I am not a Master Chef but I am a pretty good cook with plans to open a pizza/bakery/fresh pasta establishment in the near future. To that end, I set to a recipe for homemade ravioli. To maintain a purist bent I went with a seasonal buttternut squash filling. Roasted squash, maple syrup, fresh nutmeg, a touch of cream, salt, pepper and a splash of apple cider vinegar just because. Very tasty indeed.
Now for the fun part: Fresh Pasta!!
I broke out my handy, dandy Marcato Atlas pasta machine. In my opinion the optional motor drive is the way to go. Hand cranking . . . eh . . . motor drive . . . oh yeah!
You can see the package of Semolina Flour in the picture above. Semolina flour is ground from the endosperm of the hard durum wheat berry. It is the perfect flour for your pasta making due to its very high levels of protein and cellulose (the substance that helps keep the cooked pasta firm). I chose to follow the recipe on the package which called for equal parts AP flour and Semolina. The package called for 6 large eggs to be added. All I have are medium sized eggs and the dough was a little dry to start. (I’m okay. I have a healthy self image.)
I tried to mix the dough in my new Cuisinart food processor which sports a dough kneading feature. In Cuisinart’s DVD it works great with baguettes and soft doughs but not so much with this pasta recipe. So I took extra time and care running the dough through the pasta rollers, on the widest settings, until I got a smooth elastic sheet to make my raviolis. I would insert the dough into the rollers and collect it as it came out. After folding it into thirds I would would reintroduce the pasta to the rollers (Rollers – Pasta, Pasta – Rollers) at a 90° angle. I spent about half and hour running sheets through the rollers to get the right consistency. Next time I’ll use my mixer with a dough hook.
Filling these little beatsies took a gentle hand as too much filling spills on to the sealing edges and can cause a blow out when boiling.
After placing a sheet of pasta on the ravioli mold and making the depressions for the filling, egg wash is required. We applied this to the entire surface of the bottom and top sheet of pasta. This is literally the glue that binds the two together.

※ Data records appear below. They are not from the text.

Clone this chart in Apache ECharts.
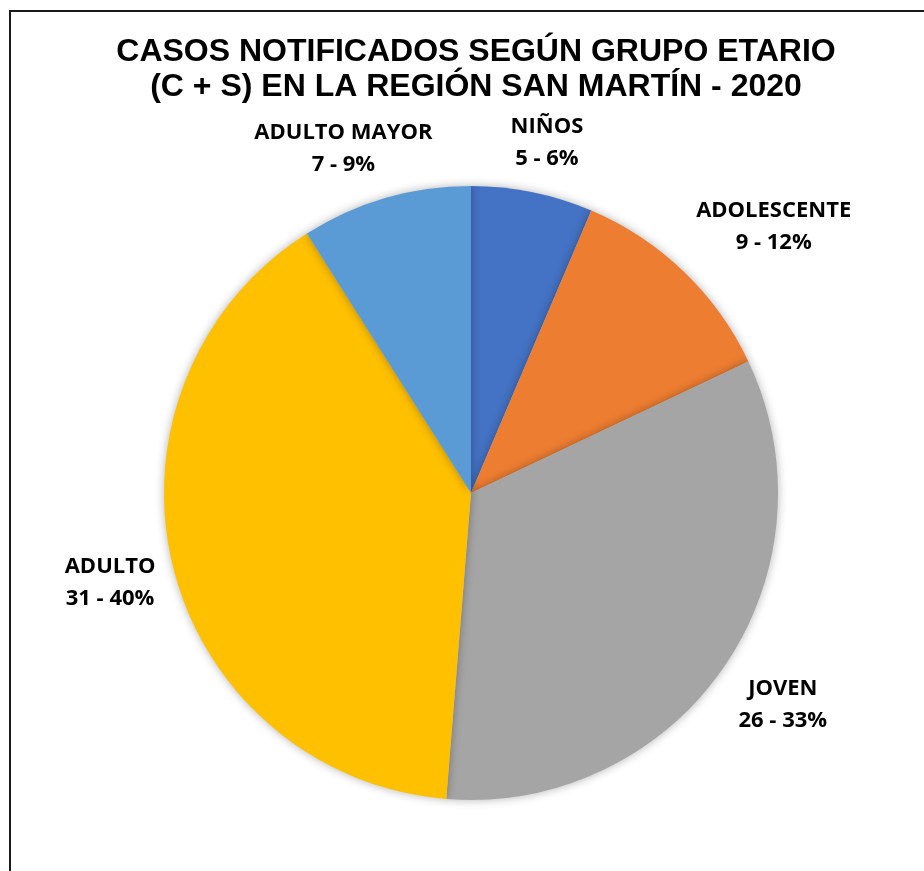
<!DOCTYPE html>
<html>
<head>
<meta charset="utf-8">
<script src="https://cdn.jsdelivr.net/npm/echarts@6/dist/echarts.min.js"></script>
<style>
  html, body { margin: 0; padding: 0; background: #fff; }
  #chart { width: 924px; height: 871px; }
</style>
</head>
<body>
<div id="chart"></div>
<script>
// Datos del gráfico
const grupos = ['NIÑOS', 'ADOLESCENTE', 'JOVEN', 'ADULTO', 'ADULTO MAYOR'];
const casos = [5, 9, 26, 31, 7];
const colores = ['#4472C4', '#ED7D31', '#A5A5A5', '#FFC000', '#5B9BD5'];

const centro = [471, 493];
const radio = 307;
const total = casos.reduce((a, b) => a + b, 0);

// angulo medio de cada sector (desde arriba, sentido horario)
let acum = 0;
const angulos = casos.map(v => {
    const mid = (acum + v / 2) / total * 2 * Math.PI;
    acum += v;
    return mid;
});

function recorte(v) {
    return Math.max(-1, Math.min(1, v * 1.5));
}

const chart = echarts.init(document.getElementById('chart'));
let option = {
    backgroundColor: '#fff',
    title: {
        text: 'CASOS NOTIFICADOS SEGÚN GRUPO ETARIO\n(C + S) EN LA REGIÓN SAN MARTÍN - 2020',
        left: centro[0],
        top: 30,
        textAlign: 'center',
        textStyle: {
            fontFamily: 'Liberation Sans',
            fontWeight: 'bold',
            fontSize: 32,
            lineHeight: 35,
            color: '#000'
        }
    },
    graphic: [{
        type: 'rect',
        shape: { x: 10, y: 11, width: 960, height: 920 },
        style: { fill: 'none', stroke: '#1a1a1a', lineWidth: 2 },
        silent: true
    }],
    series: [{
        type: 'pie',
        center: centro,
        radius: radio,
        startAngle: 90,
        clockwise: true,
        data: grupos.map((g, i) => ({ name: g, value: casos[i], itemStyle: { color: colores[i] } })),
        itemStyle: {
            shadowBlur: 10,
            shadowColor: 'rgba(0,0,0,0.3)'
        },
        label: {
            show: true,
            position: 'outside',
            formatter: p => p.name + '\n' + p.value + ' - ' + Math.round(p.percent) + '%',
            fontFamily: 'Open Sans',
            fontWeight: 'bold',
            fontSize: 22,
            lineHeight: 32,
            color: '#000',
            align: 'center'
        },
        labelLine: { show: false },
        labelLayout: function (params) {
            const a = angulos[params.dataIndex];
            const ux = Math.sin(a);
            const uy = -Math.cos(a);
            const w = params.labelRect.width;
            const h = params.labelRect.height;
            const d = radio + 18;
            return {
                x: centro[0] + d * ux + recorte(ux) * w / 2,
                y: centro[1] + d * uy + recorte(uy) * h / 2,
                align: 'center',
                verticalAlign: 'middle'
            };
        },
        emphasis: { disabled: true },
        animation: false
    }]
};
chart.setOption(option);
</script>
</body>
</html>
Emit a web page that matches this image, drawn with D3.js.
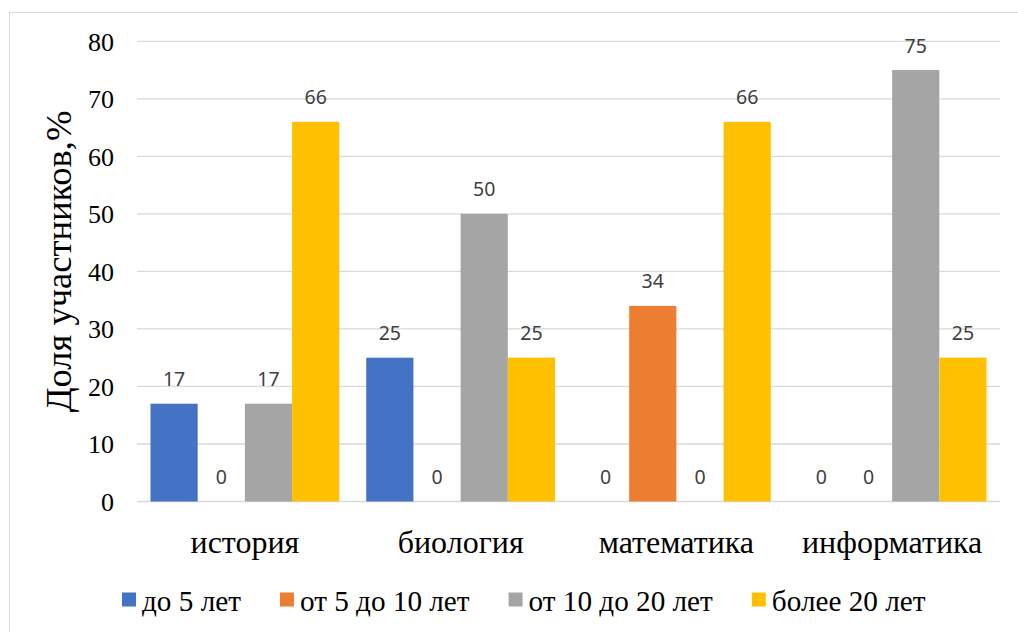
<!DOCTYPE html>
<html>
<head>
<meta charset="utf-8">
<script src="https://cdn.jsdelivr.net/npm/d3@7"></script>
<style>
  html, body { margin: 0; padding: 0; background: #ffffff; }
  svg { display: block; }
  .serif { font-family: "Liberation Serif", "Times New Roman", "DejaVu Serif", serif; }
  .sans { font-family: "Noto Sans", "Open Sans", sans-serif; }
</style>
</head>
<body>
<svg id="chart" width="1018" height="632"></svg>
<script>
// Subjects along the x axis
const categories = ["история", "биология", "математика", "информатика"];

// Teaching experience groups (legend entries)
const seriesNames = ["до 5 лет", "от 5 до 10 лет", "от 10 до 20 лет", "более 20 лет"];
const seriesColors = ["#4472C4", "#ED7D31", "#A5A5A5", "#FFC000"];

// Share of participants, % (one value per subject)
const under5 = [17, 25, 0, 0];
const from5to10 = [0, 0, 34, 0];
const from10to20 = [17, 50, 0, 75];
const over20 = [66, 25, 66, 25];

const yTicks = [0, 10, 20, 30, 40, 50, 60, 70, 80];
const yTitle = "Доля участников,%";

const seriesValues = [under5, from5to10, from10to20, over20];
const series = seriesNames.map((name, i) => ({
  name, color: seriesColors[i], values: seriesValues[i]
}));

const svg = d3.select("#chart");

// Chart frame
svg.append("rect")
  .attr("x", 9.5).attr("y", 12.5)
  .attr("width", 1040).attr("height", 640)
  .attr("fill", "#ffffff")
  .attr("stroke", "#d9d9d9").attr("stroke-width", 1);

const plot = { left: 137, right: 1000, top: 41.3, bottom: 501.5 };

const y = d3.scaleLinear().domain([0, 80]).range([plot.bottom, plot.top]);
const x = d3.scaleBand().domain(categories)
  .range([plot.left, plot.right])
  .paddingInner(0.125).paddingOuter(0.0625);
const xInner = d3.scaleBand().domain(seriesNames).range([0, x.bandwidth()]).padding(0);

// Horizontal gridlines
svg.append("g")
  .selectAll("line")
  .data(yTicks)
  .join("line")
  .attr("x1", plot.left).attr("x2", plot.right)
  .attr("y1", d => y(d)).attr("y2", d => y(d))
  .attr("stroke", "#d9d9d9").attr("stroke-width", 1.3);

// Y axis tick labels
const yAxis = d3.axisLeft(y).tickValues(yTicks).tickSize(0).tickPadding(0).tickFormat(d3.format("d"));
const yAxisG = svg.append("g")
  .attr("transform", `translate(${114},0)`)
  .call(yAxis);
yAxisG.select(".domain").remove();
yAxisG.attr("font-family", null).attr("font-size", null);
yAxisG.selectAll("text")
  .attr("class", "serif")
  .attr("font-size", 26)
  .attr("fill", "#000000")
  .attr("dy", "0.34em");

// Y axis title
svg.append("text")
  .attr("class", "serif")
  .attr("transform", `translate(71,${261.5}) rotate(-90)`)
  .attr("text-anchor", "middle")
  .attr("font-size", 36.5)
  .attr("fill", "#000000")
  .text(yTitle);

// Bars
const groups = svg.append("g")
  .selectAll("g")
  .data(categories)
  .join("g")
  .attr("transform", d => `translate(${x(d)},0)`);

groups.selectAll("rect")
  .data((c, ci) => series.map(s => ({ s, v: s.values[ci] })))
  .join("rect")
  .attr("x", d => xInner(d.s.name))
  .attr("width", xInner.bandwidth())
  .attr("y", d => y(d.v))
  .attr("height", d => y(0) - y(d.v))
  .attr("fill", d => d.s.color);

// Value labels above bars
groups.selectAll("text")
  .data((c, ci) => series.map(s => ({ s, v: s.values[ci] })))
  .join("text")
  .attr("class", "sans")
  .attr("x", d => xInner(d.s.name) + xInner.bandwidth() / 2)
  .attr("y", d => y(d.v) - 17.5)
  .attr("text-anchor", "middle")
  .attr("font-size", 19.5)
  .attr("fill", "#404040")
  .text(d => d.v);

// Category labels
const xAxis = d3.axisBottom(x).tickSize(0).tickPadding(0);
const xAxisG = svg.append("g")
  .attr("transform", `translate(0,${552.7})`)
  .call(xAxis);
xAxisG.select(".domain").remove();
xAxisG.attr("font-family", null).attr("font-size", null);
xAxisG.selectAll("text")
  .attr("class", "serif")
  .attr("font-size", 32)
  .attr("fill", "#000000")
  .attr("dy", 0);

// Legend
const legend = svg.append("g").attr("transform", "translate(122,0)");
let cursor = 0;
series.forEach(s => {
  const item = legend.append("g").attr("transform", `translate(${cursor},0)`);
  item.append("rect")
    .attr("x", 0).attr("y", 592.5)
    .attr("width", 14).attr("height", 14)
    .attr("fill", s.color);
  const t = item.append("text")
    .attr("class", "serif")
    .attr("x", 20).attr("y", 611)
    .attr("font-size", 29.2)
    .attr("fill", "#000000")
    .text(s.name);
  cursor += 20 + t.node().getComputedTextLength() + 39;
});
</script>
</body>
</html>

A little gentle pressing with the hands then a roller to cut the edges and voila! Ravioli, Tom Fool Cookery style.
I cooked these little guys in gently boiling salted water until they float evenly on the surface. Using a small strainer I fished them gently from the water, tapped the strainer bottom on a towel to remove excess moisture then plated them up! Hmm, perhaps a little brown butter to top them off. What do you think?
Eat Well and Smile Often!!
p.s. I suggest enjoying them with a little wine.